◆ Work required
Check each line of the material below, and copy it if it holds the string "with".

※

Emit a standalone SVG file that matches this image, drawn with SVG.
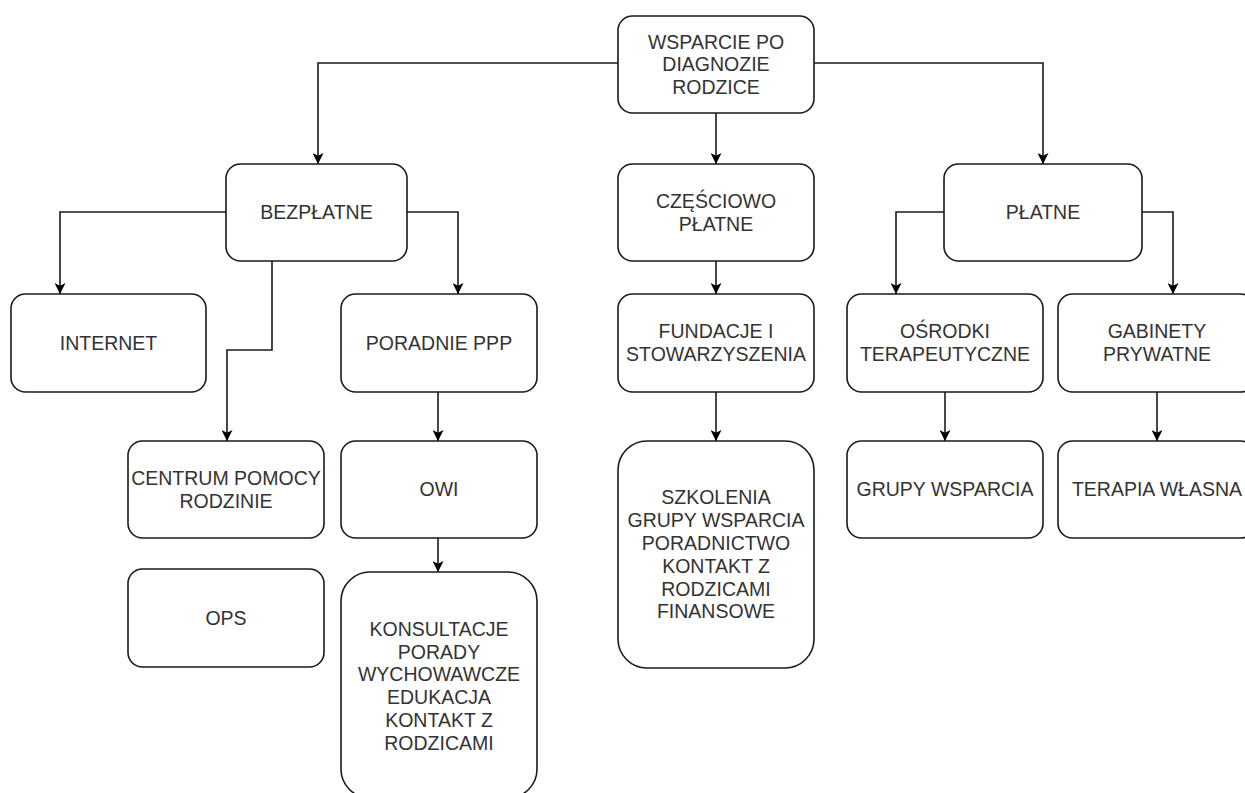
<svg xmlns="http://www.w3.org/2000/svg" width="1245" height="793" viewBox="0 0 1245 793">
<style>
.box{fill:#ffffff;stroke:#1a1a1a;stroke-width:1.6}
.t{font-family:"Liberation Sans",Arial,sans-serif;font-size:19.5px;fill:#333333;text-anchor:middle}
.c{fill:none;stroke:#1a1a1a;stroke-width:1.6;marker-end:url(#arr)}
</style>
<defs>
<marker id="arr" viewBox="0 0 10 10" refX="10" refY="5" markerWidth="11" markerHeight="11" orient="auto" markerUnits="userSpaceOnUse">
<path d="M0,0 L10,5 L0,10 L2.5,5 z" fill="#000000"/>
</marker>
</defs>
<rect width="1245" height="793" fill="#ffffff"/>
<g id="connectors">
<path class="c" d="M618,63 H318 V164"/>
<path class="c" d="M716,113 V164"/>
<path class="c" d="M814,63 H1043 V164"/>
<path class="c" d="M226,212 H60 V294"/>
<path class="c" d="M407,212 H458 V294"/>
<path class="c" d="M272,261 V350 H227 V441"/>
<path class="c" d="M438,392 V441"/>
<path class="c" d="M438,538 V572"/>
<path class="c" d="M716,261 V294"/>
<path class="c" d="M716,392 V441"/>
<path class="c" d="M944,212 H896 V294"/>
<path class="c" d="M1142,212 H1173 V294"/>
<path class="c" d="M945,392 V441"/>
<path class="c" d="M1157,392 V441"/>
</g>
<g id="top">
<rect class="box" x="618" y="16" width="196" height="97" rx="14.5"/>
<text class="t" x="716" y="48.5">WSPARCIE PO</text>
<text class="t" x="716" y="71.3">DIAGNOZIE</text>
<text class="t" x="716" y="94.1">RODZICE</text>
</g>
<g id="bezplatne">
<rect class="box" x="226" y="164" width="181" height="97" rx="14.5"/>
<text class="t" x="316.5" y="219.3">BEZPŁATNE</text>
</g>
<g id="czesciowo">
<rect class="box" x="618" y="164" width="196" height="97" rx="14.5"/>
<text class="t" x="716" y="207.9">CZĘŚCIOWO</text>
<text class="t" x="716" y="230.7">PŁATNE</text>
</g>
<g id="platne">
<rect class="box" x="944" y="164" width="198" height="97" rx="14.5"/>
<text class="t" x="1043" y="219.3">PŁATNE</text>
</g>
<g id="internet">
<rect class="box" x="11" y="294" width="195" height="98" rx="14.5"/>
<text class="t" x="108.5" y="349.8">INTERNET</text>
</g>
<g id="poradnie">
<rect class="box" x="341" y="294" width="196" height="98" rx="14.5"/>
<text class="t" x="439" y="349.8">PORADNIE PPP</text>
</g>
<g id="fundacje">
<rect class="box" x="618" y="294" width="196" height="98" rx="14.5"/>
<text class="t" x="716" y="338.4">FUNDACJE I</text>
<text class="t" x="716" y="361.2">STOWARZYSZENIA</text>
</g>
<g id="osrodki">
<rect class="box" x="847" y="294" width="196" height="98" rx="14.5"/>
<text class="t" x="945" y="338.4">OŚRODKI</text>
<text class="t" x="945" y="361.2">TERAPEUTYCZNE</text>
</g>
<g id="gabinety">
<rect class="box" x="1058" y="294" width="197" height="98" rx="14.5"/>
<text class="t" x="1157" y="338.4">GABINETY</text>
<text class="t" x="1157" y="361.2">PRYWATNE</text>
</g>
<g id="centrum">
<rect class="box" x="128" y="441" width="196" height="97" rx="14.5"/>
<text class="t" x="226" y="484.9">CENTRUM POMOCY</text>
<text class="t" x="226" y="507.7">RODZINIE</text>
</g>
<g id="owi">
<rect class="box" x="341" y="441" width="196" height="97" rx="14.5"/>
<text class="t" x="439" y="496.3">OWI</text>
</g>
<g id="grupy">
<rect class="box" x="847" y="441" width="196" height="97" rx="14.5"/>
<text class="t" x="945" y="496.3">GRUPY WSPARCIA</text>
</g>
<g id="terapia">
<rect class="box" x="1058" y="441" width="197" height="97" rx="14.5"/>
<text class="t" x="1157" y="496.3">TERAPIA WŁASNA</text>
</g>
<g id="ops">
<rect class="box" x="128" y="569" width="196" height="98" rx="14.5"/>
<text class="t" x="226" y="624.8">OPS</text>
</g>
<g id="konsultacje">
<rect class="box" x="341" y="572" width="196" height="226" rx="29"/>
<text class="t" x="439" y="635.8">KONSULTACJE</text>
<text class="t" x="439" y="658.6">PORADY</text>
<text class="t" x="439" y="681.4">WYCHOWAWCZE</text>
<text class="t" x="439" y="704.2">EDUKACJA</text>
<text class="t" x="439" y="727">KONTAKT Z</text>
<text class="t" x="439" y="749.8">RODZICAMI</text>
</g>
<g id="szkolenia">
<rect class="box" x="618" y="441" width="196" height="227" rx="29"/>
<text class="t" x="716" y="504.3">SZKOLENIA</text>
<text class="t" x="716" y="527.1">GRUPY WSPARCIA</text>
<text class="t" x="716" y="549.9">PORADNICTWO</text>
<text class="t" x="716" y="572.7">KONTAKT Z</text>
<text class="t" x="716" y="595.5">RODZICAMI</text>
<text class="t" x="716" y="618.3">FINANSOWE</text>
</g>
</svg>
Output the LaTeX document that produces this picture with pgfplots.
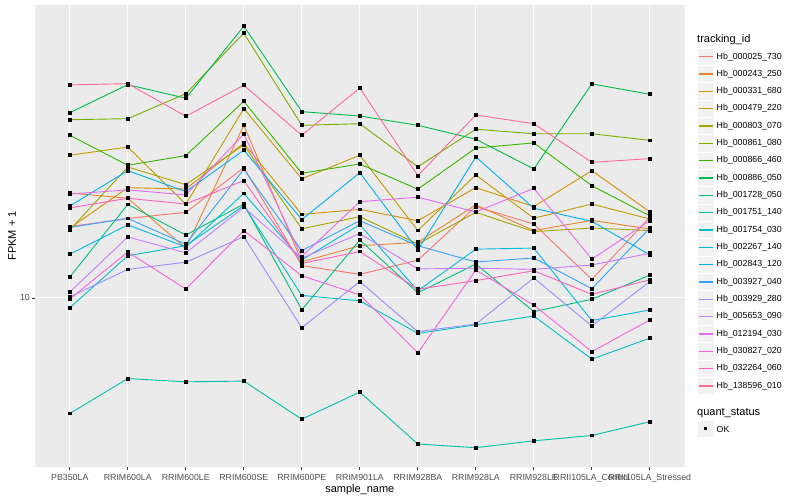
\documentclass[border=0pt]{standalone}
\usepackage{pgfplots}
\pgfplotsset{compat=1.18}
\usepackage{pgfplotstable}
\usepackage{fontspec}
\setmainfont{Liberation Sans}

% ggplot hue palette, 20 levels
\definecolor{c1}{HTML}{F8766D}
\definecolor{c2}{HTML}{EA8331}
\definecolor{c3}{HTML}{D89000}
\definecolor{c4}{HTML}{C09B00}
\definecolor{c5}{HTML}{A3A500}
\definecolor{c6}{HTML}{7CAE00}
\definecolor{c7}{HTML}{39B600}
\definecolor{c8}{HTML}{00BB4E}
\definecolor{c9}{HTML}{00BF7D}
\definecolor{c10}{HTML}{00C1A3}
\definecolor{c11}{HTML}{00BFC4}
\definecolor{c12}{HTML}{00BAE0}
\definecolor{c13}{HTML}{00B0F6}
\definecolor{c14}{HTML}{35A2FF}
\definecolor{c15}{HTML}{9590FF}
\definecolor{c16}{HTML}{C77CFF}
\definecolor{c17}{HTML}{E76BF3}
\definecolor{c18}{HTML}{FA62DB}
\definecolor{c19}{HTML}{FF62BC}
\definecolor{c20}{HTML}{FF6C91}
\definecolor{panel}{HTML}{EBEBEB}
\definecolor{keybg}{HTML}{F2F2F2}
\definecolor{grey30}{HTML}{4D4D4D}
\definecolor{grey20}{HTML}{333333}

\pgfplotscreateplotcyclelist{gg}{
{color=c1,mark=none},{color=c2,mark=none},{color=c3,mark=none},{color=c4,mark=none},
{color=c5,mark=none},{color=c6,mark=none},{color=c7,mark=none},{color=c8,mark=none},
{color=c9,mark=none},{color=c10,mark=none},{color=c11,mark=none},{color=c12,mark=none},
{color=c13,mark=none},{color=c14,mark=none},{color=c15,mark=none},{color=c16,mark=none},
{color=c17,mark=none},{color=c18,mark=none},{color=c19,mark=none},{color=c20,mark=none}}

% FPKM + 1, one column per tracking_id, one row per sample
\pgfplotstableread{
x  c1    c2    c3    c4    c5    c6    c7    c8    c9    c10  c11   c12   c13   c14   c15   c16   c17   c18   c19   c20
0  13.15 14.96 13.07 17.29 12.98 19.82 18.67 20.36 10.84 6.42 9.63  11.83 14.23 13.11 10.04 10.23 14.90 9.96  14.13 22.65
1  13.57 14.66 15.27 17.85 16.53 19.90 16.64 22.67 14.32 7.34 11.76 13.24 16.30 13.57 11.16 12.64 15.14 11.93 14.66 22.76
2  13.89 12.10 15.19 14.33 15.45 21.90 17.27 21.52 12.73 7.25 12.22 12.16 15.04 12.29 11.47 11.89 14.85 10.35 14.34 20.08
3  16.49 19.40 18.11 20.68 17.99 27.62 21.27 28.37 14.34 7.27 14.25 14.94 17.63 16.39 12.65 14.16 18.76 12.95 15.69 22.62
4  11.32 11.49 13.78 15.80 13.04 19.40 16.14 20.44 9.56  6.28 10.10 11.57 13.51 11.99 8.92  11.65 11.72 10.89 11.42 18.67
5  10.95 12.22 14.05 17.29 13.66 19.52 16.72 20.10 12.49 6.97 9.89  13.25 16.17 13.45 10.65 12.80 14.47 10.12 11.95 22.39
6  11.56 12.38 13.45 12.96 12.30 16.55 15.18 19.40 10.20 5.71 8.73  10.28 12.02 12.22 8.79  11.18 14.72 8.10  10.34 15.99
7  14.20 14.29 15.27 16.03 13.89 19.11 17.78 18.39 11.39 5.63 9.02  12.06 17.18 11.48 9.05  11.21 13.91 11.13 10.69 20.18
8  13.28 12.95 14.20 13.58 12.90 18.78 18.13 16.41 9.49  5.78 9.33  12.11 14.11 11.66 10.80 11.16 15.23 9.73  11.10 19.52
9  10.74 13.47 16.30 14.34 13.08 18.78 15.39 22.74 9.95  5.90 7.91  9.17  13.42 10.36 8.98  11.35 11.61 8.14  10.14 16.83
10 13.63 13.03 13.92 13.54 12.95 18.31 13.70 21.85 10.92 6.22 8.57  9.55  11.80 13.08 10.65 11.87 13.45 9.19  10.72 17.07
}\fpkm

\begin{document}
\begin{tikzpicture}
\begin{axis}[
    at={(35pt,33pt)}, anchor=south west,
    scale only axis, width=649.6pt, height=462pt,
    xmin=-0.6, xmax=10.6,
    ymode=log, ymin=5.228, ymax=30.78,
    xtick={0,...,10},
    xticklabels={PB350LA,RRIM600LA,RRIM600LE,RRIM600SE,RRIM600PE,RRIM901LA,RRIM928BA,RRIM928LA,RRIM928LE,RRII105LA\_Control,RRII105LA\_Stressed},
    ytick={10}, yticklabels={10},
    yminorticks=false, xminorticks=false,
    /pgf/number format/assume math mode=true,
    axis background/.style={fill=panel},
    axis line style={draw=none},
    grid=major,
    major grid style={white, line width=1pt},
    tick align=outside, tick pos=left,
    major tick length=2.75pt,
    every tick/.style={grey20, line width=0.8pt},
    xticklabel style={font=\fontsize{8.8}{10}\selectfont, text=grey30, inner sep=0pt, anchor=north, yshift=-4pt},
    yticklabel style={font=\fontsize{8.8}{10}\selectfont, text=grey30, inner sep=0pt, anchor=east, xshift=-2.2pt},
    xlabel={sample\_name},
    ylabel={FPKM + 1},
    xlabel style={font=\fontsize{11}{13}\selectfont, at={(axis description cs:0.5,-0.0495)}, anchor=center},
    ylabel style={font=\fontsize{11}{13}\selectfont, at={(axis description cs:-0.0354,0.5)}, anchor=center},
    cycle list name=gg,
    every axis plot/.append style={line width=0.9pt},
]
\pgfplotsinvokeforeach{1,...,20}{
    \addplot table[x=x, y=c#1] {\fpkm};
}
\pgfplotsinvokeforeach{1,...,20}{
    \addplot[only marks, mark=square*, mark size=1.4pt, black] table[x=x, y=c#1] {\fpkm};
}
\end{axis}

% legend, drawn in page points (1pt = 1px of the reference)
\node[anchor=west, inner sep=0pt, font=\fontsize{11}{13}\selectfont] at (697pt,460pt) {tracking\_id};
\foreach \name [count=\i] in {Hb\_000025\_730,Hb\_000243\_250,Hb\_000331\_680,Hb\_000479\_220,Hb\_000803\_070,Hb\_000861\_080,Hb\_000866\_460,Hb\_000886\_050,Hb\_001728\_050,Hb\_001751\_140,Hb\_001754\_030,Hb\_002267\_140,Hb\_002843\_120,Hb\_003927\_040,Hb\_003929\_280,Hb\_005653\_090,Hb\_012194\_030,Hb\_030827\_020,Hb\_032264\_060,Hb\_138596\_010}{
    \pgfmathsetmacro\yy{443.3-17.33*(\i-1)}
    \fill[keybg, draw=white, line width=0.6pt] (697pt,\yy pt-8.66pt) rectangle (714.3pt,\yy pt+8.66pt);
    \draw[c\i, line width=1.1pt] (698.7pt,\yy pt) -- (712.6pt,\yy pt);
    \node[anchor=west, inner sep=0pt, font=\fontsize{8.8}{10}\selectfont] at (716.5pt,\yy pt) {\name};
}
\node[anchor=west, inner sep=0pt, font=\fontsize{11}{13}\selectfont] at (697pt,87pt) {quant\_status};
\fill[keybg, draw=white, line width=0.6pt] (697pt,62.3pt) rectangle (714.3pt,79.7pt);
\fill[black] (704.2pt,69.5pt) rectangle (707.2pt,72.5pt);
\node[anchor=west, inner sep=0pt, font=\fontsize{8.8}{10}\selectfont] at (716.5pt,71pt) {OK};

\pgfresetboundingbox
\path[use as bounding box] (0pt,0pt) rectangle (800pt,500pt);
\end{tikzpicture}
\end{document}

※

◆ The result
Emit a standalone SVG file that matches this image, drawn with SVG.
Output the LaTeX document that produces this picture with pgfplots.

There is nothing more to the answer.